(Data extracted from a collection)
-- START --
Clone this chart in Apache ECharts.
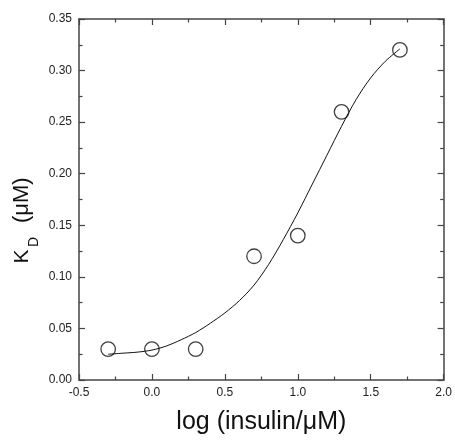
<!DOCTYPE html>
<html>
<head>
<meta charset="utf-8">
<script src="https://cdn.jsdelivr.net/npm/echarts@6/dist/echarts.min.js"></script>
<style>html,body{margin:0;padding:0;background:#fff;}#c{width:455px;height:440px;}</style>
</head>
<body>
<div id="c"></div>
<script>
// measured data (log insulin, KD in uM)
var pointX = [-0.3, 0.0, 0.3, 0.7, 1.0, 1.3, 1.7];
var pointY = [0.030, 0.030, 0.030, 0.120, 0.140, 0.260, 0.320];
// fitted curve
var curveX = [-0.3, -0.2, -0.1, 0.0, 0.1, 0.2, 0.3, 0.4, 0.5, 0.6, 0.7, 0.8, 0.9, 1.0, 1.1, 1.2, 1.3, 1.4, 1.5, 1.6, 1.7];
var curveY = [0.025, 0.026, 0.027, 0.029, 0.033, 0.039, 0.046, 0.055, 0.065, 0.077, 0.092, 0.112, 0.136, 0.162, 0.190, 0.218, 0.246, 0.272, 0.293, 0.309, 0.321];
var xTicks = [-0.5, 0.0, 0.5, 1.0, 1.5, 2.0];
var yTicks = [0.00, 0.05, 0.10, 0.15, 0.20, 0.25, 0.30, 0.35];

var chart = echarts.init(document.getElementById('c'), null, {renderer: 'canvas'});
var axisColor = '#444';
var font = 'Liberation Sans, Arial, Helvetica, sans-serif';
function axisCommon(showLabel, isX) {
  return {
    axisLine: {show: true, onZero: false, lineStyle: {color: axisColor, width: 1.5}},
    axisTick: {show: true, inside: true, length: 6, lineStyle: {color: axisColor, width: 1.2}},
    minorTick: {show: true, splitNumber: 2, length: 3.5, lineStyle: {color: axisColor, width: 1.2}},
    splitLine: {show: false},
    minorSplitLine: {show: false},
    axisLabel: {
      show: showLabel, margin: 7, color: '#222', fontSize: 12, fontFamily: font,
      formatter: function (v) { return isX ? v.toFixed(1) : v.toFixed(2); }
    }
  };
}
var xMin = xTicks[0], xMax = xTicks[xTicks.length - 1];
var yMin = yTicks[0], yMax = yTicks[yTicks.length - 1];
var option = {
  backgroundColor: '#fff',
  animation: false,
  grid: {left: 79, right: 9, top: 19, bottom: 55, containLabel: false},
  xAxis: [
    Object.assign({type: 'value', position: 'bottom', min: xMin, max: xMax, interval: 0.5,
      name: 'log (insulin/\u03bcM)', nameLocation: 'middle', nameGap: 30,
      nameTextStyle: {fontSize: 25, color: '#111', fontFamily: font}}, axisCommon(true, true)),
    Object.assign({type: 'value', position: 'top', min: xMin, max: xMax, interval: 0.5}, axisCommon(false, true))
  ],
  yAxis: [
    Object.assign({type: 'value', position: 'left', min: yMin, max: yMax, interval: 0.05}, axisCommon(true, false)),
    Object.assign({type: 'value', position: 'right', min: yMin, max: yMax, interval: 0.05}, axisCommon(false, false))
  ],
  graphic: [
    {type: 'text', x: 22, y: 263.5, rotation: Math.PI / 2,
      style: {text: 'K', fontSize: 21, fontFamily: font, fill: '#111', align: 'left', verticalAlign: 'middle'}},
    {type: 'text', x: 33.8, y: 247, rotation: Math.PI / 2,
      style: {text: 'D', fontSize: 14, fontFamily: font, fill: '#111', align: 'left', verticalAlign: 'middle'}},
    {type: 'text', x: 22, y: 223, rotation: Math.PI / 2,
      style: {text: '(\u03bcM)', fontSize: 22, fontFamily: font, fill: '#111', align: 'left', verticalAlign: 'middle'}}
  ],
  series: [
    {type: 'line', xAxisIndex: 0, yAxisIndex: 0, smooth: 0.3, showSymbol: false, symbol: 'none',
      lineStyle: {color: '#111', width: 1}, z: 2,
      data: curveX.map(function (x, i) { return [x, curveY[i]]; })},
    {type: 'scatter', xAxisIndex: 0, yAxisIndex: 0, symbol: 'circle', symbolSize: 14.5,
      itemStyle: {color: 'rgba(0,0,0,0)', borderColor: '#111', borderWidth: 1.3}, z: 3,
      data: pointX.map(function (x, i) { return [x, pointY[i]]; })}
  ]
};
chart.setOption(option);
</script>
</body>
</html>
-- END --
-- START --
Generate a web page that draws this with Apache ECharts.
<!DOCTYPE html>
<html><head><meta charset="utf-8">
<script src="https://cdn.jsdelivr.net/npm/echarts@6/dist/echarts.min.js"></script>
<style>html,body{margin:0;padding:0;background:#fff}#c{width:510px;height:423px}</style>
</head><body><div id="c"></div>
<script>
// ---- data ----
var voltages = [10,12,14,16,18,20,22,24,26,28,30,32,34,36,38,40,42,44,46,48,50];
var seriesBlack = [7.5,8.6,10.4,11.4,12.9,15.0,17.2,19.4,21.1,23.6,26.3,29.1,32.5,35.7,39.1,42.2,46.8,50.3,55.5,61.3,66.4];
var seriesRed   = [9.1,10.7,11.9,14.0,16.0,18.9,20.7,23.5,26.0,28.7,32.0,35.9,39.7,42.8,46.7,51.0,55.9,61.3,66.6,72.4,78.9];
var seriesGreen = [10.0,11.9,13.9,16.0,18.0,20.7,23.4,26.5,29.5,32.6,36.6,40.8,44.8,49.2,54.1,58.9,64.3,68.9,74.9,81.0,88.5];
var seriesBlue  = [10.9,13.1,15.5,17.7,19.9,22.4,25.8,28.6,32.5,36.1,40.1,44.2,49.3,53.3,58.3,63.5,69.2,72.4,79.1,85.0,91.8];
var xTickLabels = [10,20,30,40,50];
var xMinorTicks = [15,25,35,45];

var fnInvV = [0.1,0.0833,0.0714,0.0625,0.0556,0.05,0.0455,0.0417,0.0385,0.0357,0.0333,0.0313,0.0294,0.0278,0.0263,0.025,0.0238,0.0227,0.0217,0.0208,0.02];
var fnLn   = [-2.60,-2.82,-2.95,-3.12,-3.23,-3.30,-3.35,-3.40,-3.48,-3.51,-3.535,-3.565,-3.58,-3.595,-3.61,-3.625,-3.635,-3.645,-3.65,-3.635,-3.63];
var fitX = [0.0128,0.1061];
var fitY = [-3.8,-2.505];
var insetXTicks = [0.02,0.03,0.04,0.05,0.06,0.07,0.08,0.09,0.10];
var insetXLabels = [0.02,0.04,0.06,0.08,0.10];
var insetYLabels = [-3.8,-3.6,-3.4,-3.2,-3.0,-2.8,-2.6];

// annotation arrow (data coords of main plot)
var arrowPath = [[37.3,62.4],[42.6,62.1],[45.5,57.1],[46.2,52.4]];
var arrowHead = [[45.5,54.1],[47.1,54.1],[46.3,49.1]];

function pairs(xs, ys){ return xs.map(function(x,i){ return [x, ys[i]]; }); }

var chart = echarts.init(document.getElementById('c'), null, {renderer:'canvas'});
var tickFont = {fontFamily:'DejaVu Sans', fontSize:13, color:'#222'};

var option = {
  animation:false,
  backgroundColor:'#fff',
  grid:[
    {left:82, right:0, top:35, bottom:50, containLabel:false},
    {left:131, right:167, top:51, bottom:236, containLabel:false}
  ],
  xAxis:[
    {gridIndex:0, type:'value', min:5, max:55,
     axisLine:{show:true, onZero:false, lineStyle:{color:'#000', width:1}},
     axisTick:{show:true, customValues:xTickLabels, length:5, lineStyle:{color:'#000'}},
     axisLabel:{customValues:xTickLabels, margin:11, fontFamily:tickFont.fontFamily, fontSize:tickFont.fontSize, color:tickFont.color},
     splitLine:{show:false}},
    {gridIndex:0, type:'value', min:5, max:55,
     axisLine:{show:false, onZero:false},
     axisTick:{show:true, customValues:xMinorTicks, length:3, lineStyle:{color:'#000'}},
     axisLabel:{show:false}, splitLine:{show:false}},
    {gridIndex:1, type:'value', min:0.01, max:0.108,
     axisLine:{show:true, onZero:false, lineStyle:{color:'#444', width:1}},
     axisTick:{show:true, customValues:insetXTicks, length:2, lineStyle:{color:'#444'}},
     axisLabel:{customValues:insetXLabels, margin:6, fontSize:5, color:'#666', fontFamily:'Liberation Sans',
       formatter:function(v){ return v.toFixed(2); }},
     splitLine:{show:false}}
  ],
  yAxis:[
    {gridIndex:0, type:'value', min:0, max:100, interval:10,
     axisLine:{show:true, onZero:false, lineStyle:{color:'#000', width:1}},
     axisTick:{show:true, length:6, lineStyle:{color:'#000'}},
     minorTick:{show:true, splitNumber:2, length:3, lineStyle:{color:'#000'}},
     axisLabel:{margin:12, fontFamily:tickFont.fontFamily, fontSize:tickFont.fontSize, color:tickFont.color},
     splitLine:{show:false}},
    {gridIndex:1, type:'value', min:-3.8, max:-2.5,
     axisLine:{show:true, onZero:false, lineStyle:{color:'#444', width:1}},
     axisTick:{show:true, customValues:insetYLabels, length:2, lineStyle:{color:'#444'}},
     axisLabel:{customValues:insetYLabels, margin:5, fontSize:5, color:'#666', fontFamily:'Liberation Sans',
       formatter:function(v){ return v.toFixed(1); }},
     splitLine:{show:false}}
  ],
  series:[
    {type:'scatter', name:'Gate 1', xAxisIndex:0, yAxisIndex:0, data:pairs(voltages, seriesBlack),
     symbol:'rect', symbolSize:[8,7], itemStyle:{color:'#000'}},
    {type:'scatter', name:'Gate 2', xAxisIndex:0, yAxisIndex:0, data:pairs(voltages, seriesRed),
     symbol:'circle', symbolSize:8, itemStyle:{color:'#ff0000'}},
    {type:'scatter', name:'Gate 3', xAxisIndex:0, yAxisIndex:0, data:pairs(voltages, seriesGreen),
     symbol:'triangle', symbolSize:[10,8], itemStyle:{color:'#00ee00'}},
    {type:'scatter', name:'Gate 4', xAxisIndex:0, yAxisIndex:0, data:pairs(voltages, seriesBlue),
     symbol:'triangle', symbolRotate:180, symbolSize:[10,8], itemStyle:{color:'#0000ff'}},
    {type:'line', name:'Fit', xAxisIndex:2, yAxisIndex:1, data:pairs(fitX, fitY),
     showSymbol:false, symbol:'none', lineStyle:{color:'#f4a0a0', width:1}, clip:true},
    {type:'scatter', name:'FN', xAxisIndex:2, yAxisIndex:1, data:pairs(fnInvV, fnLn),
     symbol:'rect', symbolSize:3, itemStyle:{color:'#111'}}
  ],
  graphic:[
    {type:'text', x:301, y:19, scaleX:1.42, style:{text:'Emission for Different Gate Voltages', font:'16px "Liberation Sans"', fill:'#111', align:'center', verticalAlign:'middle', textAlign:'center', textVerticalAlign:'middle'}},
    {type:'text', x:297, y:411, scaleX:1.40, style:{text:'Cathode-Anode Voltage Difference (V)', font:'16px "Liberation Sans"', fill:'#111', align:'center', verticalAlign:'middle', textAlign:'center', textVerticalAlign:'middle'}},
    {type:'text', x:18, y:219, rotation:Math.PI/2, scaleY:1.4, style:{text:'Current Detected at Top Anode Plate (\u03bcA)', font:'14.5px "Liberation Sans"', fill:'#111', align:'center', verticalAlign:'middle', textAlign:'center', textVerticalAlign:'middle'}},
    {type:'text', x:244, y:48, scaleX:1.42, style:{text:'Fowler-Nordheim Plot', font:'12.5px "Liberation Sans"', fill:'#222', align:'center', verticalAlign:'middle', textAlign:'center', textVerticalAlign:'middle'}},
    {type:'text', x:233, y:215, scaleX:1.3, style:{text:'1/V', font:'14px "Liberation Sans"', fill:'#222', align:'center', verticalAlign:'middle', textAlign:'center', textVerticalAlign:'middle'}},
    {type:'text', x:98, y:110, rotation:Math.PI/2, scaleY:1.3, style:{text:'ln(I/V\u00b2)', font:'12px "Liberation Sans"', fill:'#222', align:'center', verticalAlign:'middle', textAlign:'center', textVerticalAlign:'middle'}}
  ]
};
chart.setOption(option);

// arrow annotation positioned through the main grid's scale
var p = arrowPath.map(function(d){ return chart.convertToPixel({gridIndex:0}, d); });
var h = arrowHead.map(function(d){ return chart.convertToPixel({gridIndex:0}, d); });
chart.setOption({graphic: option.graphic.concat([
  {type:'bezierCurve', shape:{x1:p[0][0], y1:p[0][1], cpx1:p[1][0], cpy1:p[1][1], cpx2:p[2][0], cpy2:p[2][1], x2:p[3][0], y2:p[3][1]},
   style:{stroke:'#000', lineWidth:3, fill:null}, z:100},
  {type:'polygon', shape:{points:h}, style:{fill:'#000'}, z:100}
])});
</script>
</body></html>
-- END --
→ What is asked
Without any pictures, set down the lines from the one holding "Clone this chart in Apache ECharts." through the one holding "var yTicks = [0.00, 0.05, 0.10, 0.15, 0.20, 0.25, 0.30, 0.35];".

→ Problem solution
Clone this chart in Apache ECharts.
<!DOCTYPE html>
<html>
<head>
<meta charset="utf-8">
<script src="https://cdn.jsdelivr.net/npm/echarts@6/dist/echarts.min.js"></script>
<style>html,body{margin:0;padding:0;background:#fff;}#c{width:455px;height:440px;}</style>
</head>
<body>
<div id="c"></div>
<script>
// measured data (log insulin, KD in uM)
var pointX = [-0.3, 0.0, 0.3, 0.7, 1.0, 1.3, 1.7];
var pointY = [0.030, 0.030, 0.030, 0.120, 0.140, 0.260, 0.320];
// fitted curve
var curveX = [-0.3, -0.2, -0.1, 0.0, 0.1, 0.2, 0.3, 0.4, 0.5, 0.6, 0.7, 0.8, 0.9, 1.0, 1.1, 1.2, 1.3, 1.4, 1.5, 1.6, 1.7];
var curveY = [0.025, 0.026, 0.027, 0.029, 0.033, 0.039, 0.046, 0.055, 0.065, 0.077, 0.092, 0.112, 0.136, 0.162, 0.190, 0.218, 0.246, 0.272, 0.293, 0.309, 0.321];
var xTicks = [-0.5, 0.0, 0.5, 1.0, 1.5, 2.0];
var yTicks = [0.00, 0.05, 0.10, 0.15, 0.20, 0.25, 0.30, 0.35];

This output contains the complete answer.